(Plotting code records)
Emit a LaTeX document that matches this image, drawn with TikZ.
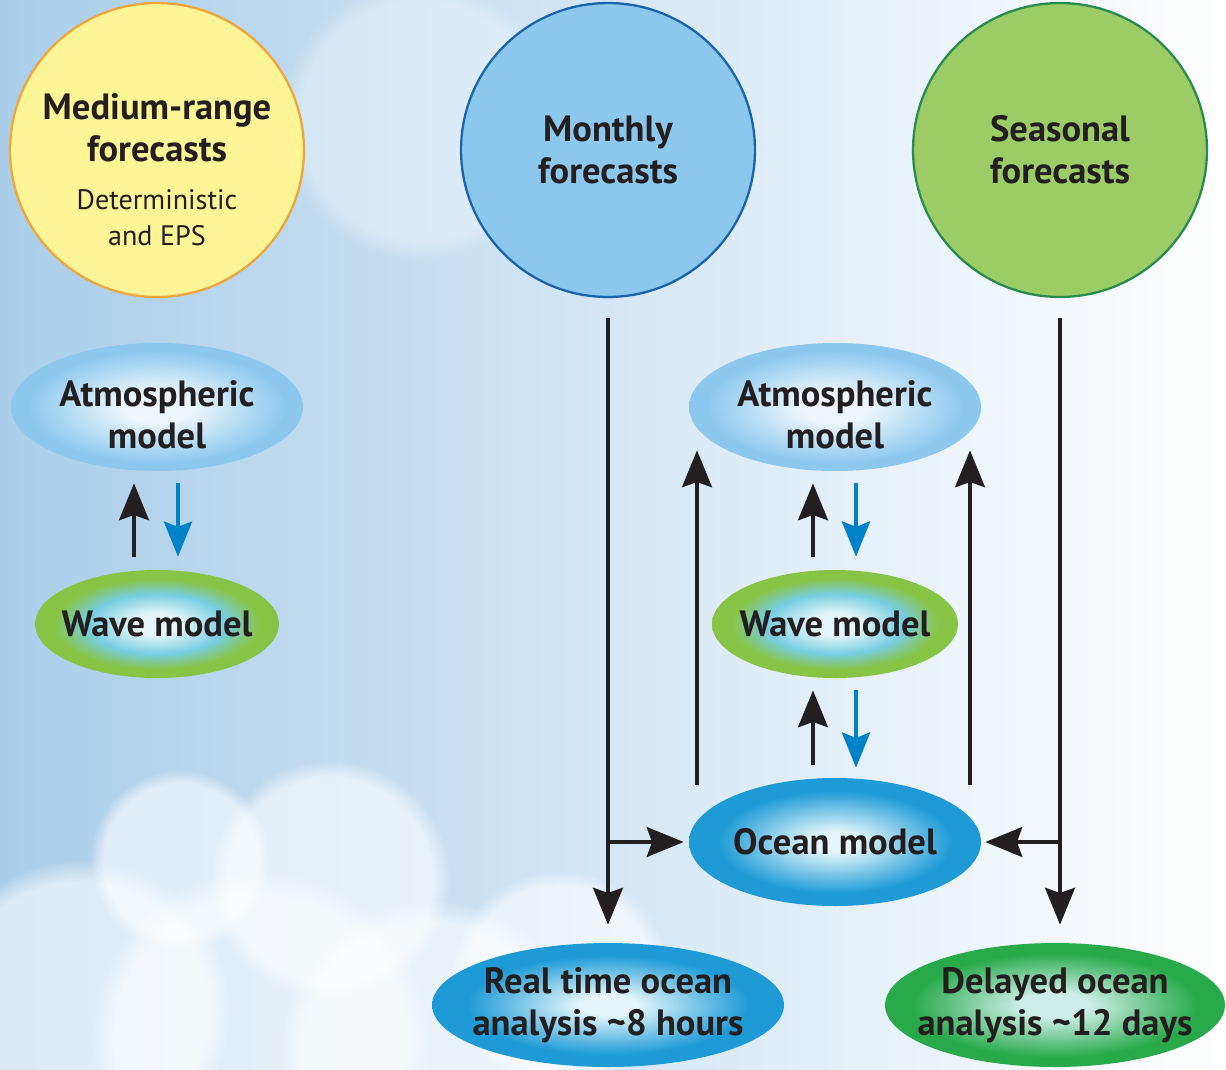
\documentclass[tikz,border=0pt]{standalone}
\usepackage{fontspec}
\setmainfont{PT Sans}
\usetikzlibrary{positioning, arrows.meta, shapes.geometric, calc, fadings}

\definecolor{ink}{RGB}{35,31,32}
\definecolor{sky}{RGB}{170,206,234}
\definecolor{medfill}{RGB}{255,245,150}
\definecolor{medline}{RGB}{240,165,60}
\definecolor{monfill}{RGB}{140,200,238}
\definecolor{monline}{RGB}{25,100,170}
\definecolor{seafill}{RGB}{156,204,101}
\definecolor{sealine}{RGB}{40,140,80}
\definecolor{arrowblue}{RGB}{0,130,200}
\definecolor{atmin}{RGB}{236,246,252}
\definecolor{atmout}{RGB}{140,200,238}
\definecolor{wavein}{RGB}{228,246,249}
\definecolor{wavemid}{RGB}{120,205,225}
\definecolor{waveout}{RGB}{135,196,70}
\definecolor{oceanin}{RGB}{228,246,250}
\definecolor{oceanout}{RGB}{30,155,215}
\definecolor{delayin}{RGB}{205,238,232}
\definecolor{delayout}{RGB}{40,170,75}

\pgfdeclareradialshading{atmshade}{\pgfpoint{0bp}{0bp}}{color(0bp)=(atmin); color(6bp)=(atmin); color(22bp)=(atmout); color(50bp)=(atmout)}
\pgfdeclareradialshading{waveshade}{\pgfpoint{0bp}{0bp}}{color(0bp)=(wavein); color(5bp)=(wavein); color(14bp)=(wavemid); color(21bp)=(waveout); color(50bp)=(waveout)}
\pgfdeclareradialshading{oceanshade}{\pgfpoint{0bp}{0bp}}{color(0bp)=(oceanin); color(4bp)=(oceanin); color(20bp)=(oceanout); color(50bp)=(oceanout)}
\pgfdeclareradialshading{delayshade}{\pgfpoint{0bp}{0bp}}{color(0bp)=(delayin); color(5bp)=(delayin); color(21bp)=(delayout); color(50bp)=(delayout)}

\begin{document}
\begin{tikzpicture}[x=0.02cm, y=-0.02cm,
    bigcircle/.style={circle, minimum size=5.88cm, inner sep=0pt, line width=1.3pt,
      align=center, text=ink, font=\bfseries\fontsize{20.8}{23.8}\selectfont},
    model/.style={ellipse, inner sep=0pt},
    modeltext/.style={align=center, text=ink, font=\bfseries\fontsize{20.8}{23.8}\selectfont},
    upar/.style={-{Stealth[length=21pt, width=17pt, inset=3pt]}, line width=2pt, ink},
    downar/.style={-{Stealth[length=20pt, width=16pt, inset=3pt]}, line width=2pt, arrowblue}
  ]
  \useasboundingbox (0,0) rectangle (1226,1069);
  \clip (0,0) rectangle (1226,1069);
  % sky
  \fill[left color=sky, right color=white] (0,0) rectangle (1226,1069);
  \foreach \cx/\cy/\r in {80/1010/150, 260/1040/170, 430/1050/150, 330/880/120, 560/980/110, 180/860/90}
    \fill[white, opacity=0.6, path fading=circle with fuzzy edge 15 percent] (\cx,\cy) circle (\r);
  \fill[white, opacity=0.35, path fading=circle with fuzzy edge 15 percent] (420,120) circle (140);

  % forecasts
  \node[bigcircle, fill=medfill, draw=medline] (medium) at (157,150) {};
  \node[modeltext] (medtitle) at (157,128) {Medium-range\\forecasts};
  \node[align=center, text=ink, font=\fontsize{16}{20.4}\selectfont] (medsub) at (157,218) {Deterministic\\and EPS};
  \node[bigcircle, fill=monfill, draw=monline] (monthly) at (608,150) {Monthly\\forecasts};
  \node[bigcircle, fill=seafill, draw=sealine] (seasonal) at (1060,150) {Seasonal\\forecasts};

  % models
  \node[model, shading=atmshade, minimum width=5.84cm, minimum height=2.56cm] (latm) at (157,407) {};
  \node[modeltext] (latmtxt) at ($(latm)+(0,8)$) {Atmospheric\\model};
  \node[model, shading=waveshade, minimum width=4.88cm, minimum height=2.16cm] (lwave) at (157,624) {};
  \node[modeltext] (lwavetxt) at (lwave) {Wave model};
  \node[model, shading=atmshade, minimum width=5.84cm, minimum height=2.56cm] (ratm) at (835,407) {};
  \node[modeltext] (ratmtxt) at ($(ratm)+(0,8)$) {Atmospheric\\model};
  \node[model, shading=waveshade, minimum width=4.92cm, minimum height=2.16cm] (rwave) at (835,624) {};
  \node[modeltext] (rwavetxt) at (rwave) {Wave model};
  \node[model, shading=oceanshade, minimum width=5.84cm, minimum height=2.56cm] (ocean) at (835,842) {};
  \node[modeltext] (oceantxt) at (ocean) {Ocean model};
  \node[model, shading=oceanshade, minimum width=7.04cm, minimum height=2.48cm] (realtime) at (608,1005) {};
  \node[modeltext] (realtimetxt) at (realtime) {Real time ocean\\analysis \textasciitilde8 hours};
  \node[model, shading=delayshade, minimum width=6.8cm, minimum height=2.48cm] (delayed) at (1055,1005) {};
  \node[modeltext] (delayedtxt) at (delayed) {Delayed ocean\\analysis \textasciitilde12 days};

  % couplings
  \draw[upar, shorten <=0.26cm, shorten >=0.24cm] ($(lwave.north)+(-23,0)$) -- ($(latm.south)+(-23,0)$);
  \draw[downar, shorten <=0.24cm, shorten >=0.26cm] ($(latm.south)+(21,0)$) -- ($(lwave.north)+(21,0)$);
  \draw[upar, shorten <=0.26cm, shorten >=0.24cm] ($(rwave.north)+(-22,0)$) -- ($(ratm.south)+(-22,0)$);
  \draw[downar, shorten <=0.24cm, shorten >=0.26cm] ($(ratm.south)+(21,0)$) -- ($(rwave.north)+(21,0)$);
  \draw[upar, shorten <=0.26cm, shorten >=0.24cm] ($(ocean.north)+(-22,0)$) -- ($(rwave.south)+(-22,0)$);
  \draw[downar, shorten <=0.24cm, shorten >=0.2cm] ($(rwave.south)+(21,0)$) -- ($(ocean.north)+(21,0)$);
  \draw[upar] ($(ocean.north)+(-138,7)$) -- ($(ratm.south)+(-138,-21)$);
  \draw[upar] ($(ocean.north)+(135,7)$) -- ($(ratm.south)+(135,-21)$);

  % forcing
  \coordinate (mtop) at ($(monthly.south)+(0,20)$);
  \coordinate (stop) at ($(seasonal.south)+(0,20)$);
  \draw[upar, shorten >=0.36cm] (mtop) -- (mtop |- realtime.north);
  \draw[upar, shorten >=0.1cm] (mtop |- ocean.west) -- (ocean.west);
  \draw[upar, shorten >=0.36cm] (stop) -- (stop |- delayed.north);
  \draw[upar, shorten >=0.08cm] (stop |- ocean.east) -- (ocean.east);
\end{tikzpicture}
\end{document}
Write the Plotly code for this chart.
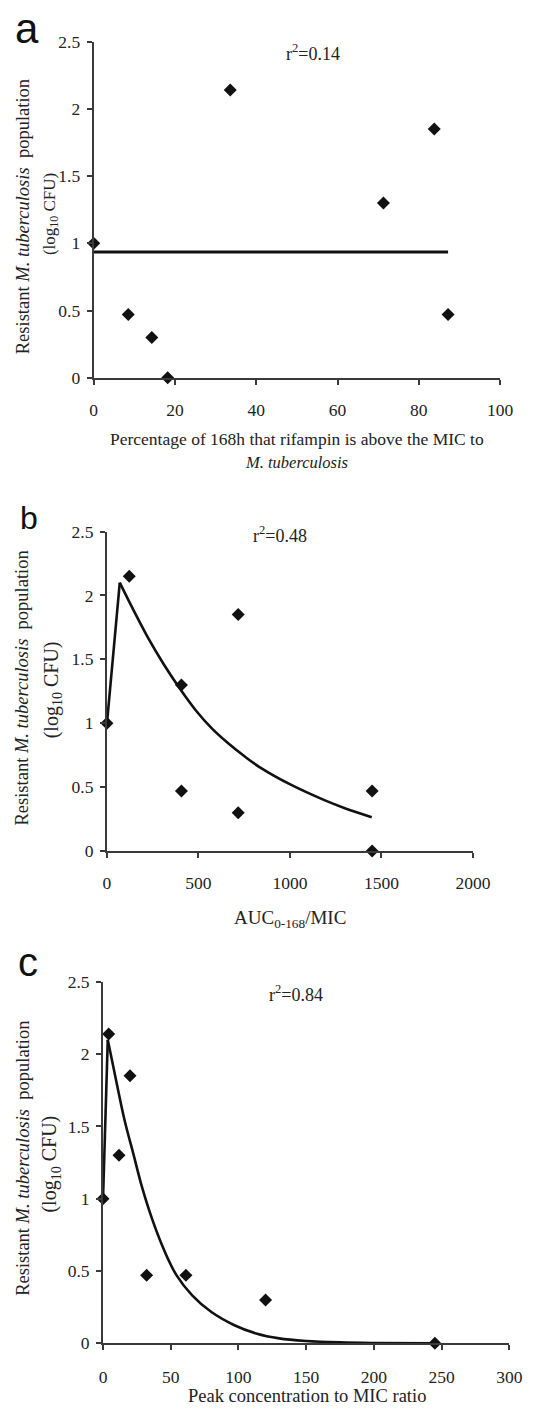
import plotly.graph_objects as go

# ---- data ----
# (a) % of 168 h that rifampin is above the MIC
a_x = [0, 8.5, 14.3, 18.2, 33.6, 71.3, 83.8, 87.2]
a_y = [1.0, 0.47, 0.30, 0.0, 2.14, 1.30, 1.85, 0.47]
a_fit_x = [0, 87.2]
a_fit_y = [0.935, 0.935]

# (b) AUC0-168/MIC
b_x = [0, 122, 407, 407, 717, 717, 1449, 1449]
b_y = [1.0, 2.15, 1.30, 0.47, 1.85, 0.30, 0.47, 0.0]
b_fit_x = [0, 70, 136, 224, 311, 399, 486, 573, 661, 748, 836, 1010, 1185, 1300, 1447]
b_fit_y = [1.0, 2.10, 1.91, 1.67, 1.46, 1.27, 1.10, 0.96, 0.845, 0.745, 0.655, 0.515,
           0.40, 0.335, 0.265]

# (c) peak concentration to MIC ratio
c_x = [0, 4.2, 11.8, 19.9, 32.2, 61.2, 120, 245]
c_y = [1.0, 2.14, 1.30, 1.85, 0.47, 0.47, 0.30, 0.0]
c_fit_x = [0, 3.5, 11.8, 16.5, 22.4, 28.8, 36.6, 46, 54.3, 66, 80, 97, 113, 130,
           150, 175, 200, 245]
c_fit_y = [1.0, 2.10, 1.72, 1.52, 1.31, 1.08, 0.85, 0.625, 0.47, 0.33, 0.216,
           0.125, 0.068, 0.034, 0.016, 0.006, 0.002, 0.0]

r2_labels = ["r<sup>2</sup>=0.14", "r<sup>2</sup>=0.48", "r<sup>2</sup>=0.84"]
y_ticks = [0, 0.5, 1, 1.5, 2, 2.5]

W, H = 544, 1422
SERIF = "Liberation Serif, Times New Roman, serif"
SANS = "Liberation Sans, Arial, sans-serif"
INK = "#111111"
AXIS = "#3a3a3a"


def px(x):
    return x / W


def py(y):
    return 1 - y / H


fig = go.Figure()

panels = [
    (a_x, a_y, a_fit_x, a_fit_y, "x", "y"),
    (b_x, b_y, b_fit_x, b_fit_y, "x2", "y2"),
    (c_x, c_y, c_fit_x, c_fit_y, "x3", "y3"),
]
for xs, ys, fx, fy, xa, ya in panels:
    if len(fx) > 2:
        # sharp rise to the peak, then a smooth decay
        fig.add_trace(go.Scatter(x=fx[:2], y=fy[:2], mode="lines", xaxis=xa, yaxis=ya,
                                 line=dict(color=INK, width=2.6), cliponaxis=False,
                                 showlegend=False, hoverinfo="skip"))
        fig.add_trace(go.Scatter(x=fx[1:], y=fy[1:], mode="lines", xaxis=xa, yaxis=ya,
                                 line=dict(color=INK, width=2.6, shape="spline",
                                           smoothing=1.0),
                                 cliponaxis=False, showlegend=False, hoverinfo="skip"))
    else:
        fig.add_trace(go.Scatter(x=fx, y=fy, mode="lines", xaxis=xa, yaxis=ya,
                                 line=dict(color=INK, width=2.8), cliponaxis=False,
                                 showlegend=False, hoverinfo="skip"))
    fig.add_trace(go.Scatter(x=xs, y=ys, mode="markers", xaxis=xa, yaxis=ya,
                             marker=dict(symbol="diamond", size=10, color=INK),
                             cliponaxis=False, showlegend=False))

axis_common = dict(showline=True, linecolor=AXIS, linewidth=2, ticks="outside",
                   ticklen=5, tickwidth=1.5, tickcolor=AXIS, showgrid=False,
                   zeroline=False, tickfont=dict(family=SERIF, size=17.5, color="#222"))

# pixel boxes of the three plot areas: (left, right, top, bottom)
boxes = [(93.5, 517, 32, 373), (107.3, 488.7, 529, 853), (103.2, 526.7, 985.7, 1352.3)]
x_ranges = [(0, 100, 20), (0, 2000, 500), (0, 300, 50)]
x_standoff = [10, 10, 12]

for i, ((l, r, t, b), (x0, x1, dx)) in enumerate(zip(boxes, x_ranges)):
    sfx = "" if i == 0 else str(i + 1)
    fig.update_layout({
        f"xaxis{sfx}": dict(domain=[px(l), px(r)], range=[x0, x1], dtick=dx, tick0=0,
                            anchor=f"y{sfx}", ticklabelstandoff=x_standoff[i],
                            **axis_common),
        f"yaxis{sfx}": dict(domain=[py(b), py(t)], range=[0, 2.5], tickvals=y_ticks,
                            anchor=f"x{sfx}", ticklabelstandoff=3, **axis_common),
    })

annotations = []


def note(text, x, y, size, family=SERIF, angle=0, color="#222"):
    annotations.append(dict(text=text, x=px(x), y=py(y), xref="paper", yref="paper",
                            showarrow=False, xanchor="center", yanchor="middle",
                            textangle=angle, font=dict(family=family, size=size, color=color)))


# panel letters
note("a", 23.5, 19, 42, SANS, color="#111")
note("b", 26, 515, 32, SANS, color="#111")
note("c", 25, 966, 40, SANS, color="#111")

# r^2 labels
note(r2_labels[0], 322, 43, 18)
note(r2_labels[1], 288, 532, 18)
note(r2_labels[2], 304, 998, 18)

# x-axis titles
note("Percentage of 168h that rifampin is above the MIC to", 305, 435, 17.5)
note("<i>M. tuberculosis</i>", 305, 459, 16.5)
note("AUC<sub>0-168</sub>/MIC", 298, 922, 19)
note("Peak concentration to MIC ratio", 316, 1406, 18.5)

# y-axis titles (two rotated lines per panel)
ytitle1 = "Resistant <i>M. tuberculosis</i>&nbsp; population"
ytitle2 = "(log<sub>10</sub> CFU)"
for (x1, y1, x2, y2, s2) in [(20, 210, 49, 207, 17), (19, 688, 50, 689, 20),
                             (19, 1165, 49, 1171, 20)]:
    note(ytitle1, x1, y1, 18.5, angle=-90)
    note(ytitle2, x2, y2, s2, angle=-90)

fig.update_layout(width=W, height=H, autosize=False,
                  margin=dict(l=0, r=0, t=0, b=0),
                  font=dict(family=SERIF, color="#222"),
                  paper_bgcolor="white", plot_bgcolor="white",
                  annotations=annotations, showlegend=False)

fig.write_html("out.html")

- Work instructions
Above are records with pictures. Reproduce exactly only the lines from the line with "Write the Plotly code for this chart." through the line with "a_fit_y = [0.935, 0.935]", both ends included, and leave the pictures out.

- Solution to the problem
Write the Plotly code for this chart.
import plotly.graph_objects as go

# ---- data ----
# (a) % of 168 h that rifampin is above the MIC
a_x = [0, 8.5, 14.3, 18.2, 33.6, 71.3, 83.8, 87.2]
a_y = [1.0, 0.47, 0.30, 0.0, 2.14, 1.30, 1.85, 0.47]
a_fit_x = [0, 87.2]
a_fit_y = [0.935, 0.935]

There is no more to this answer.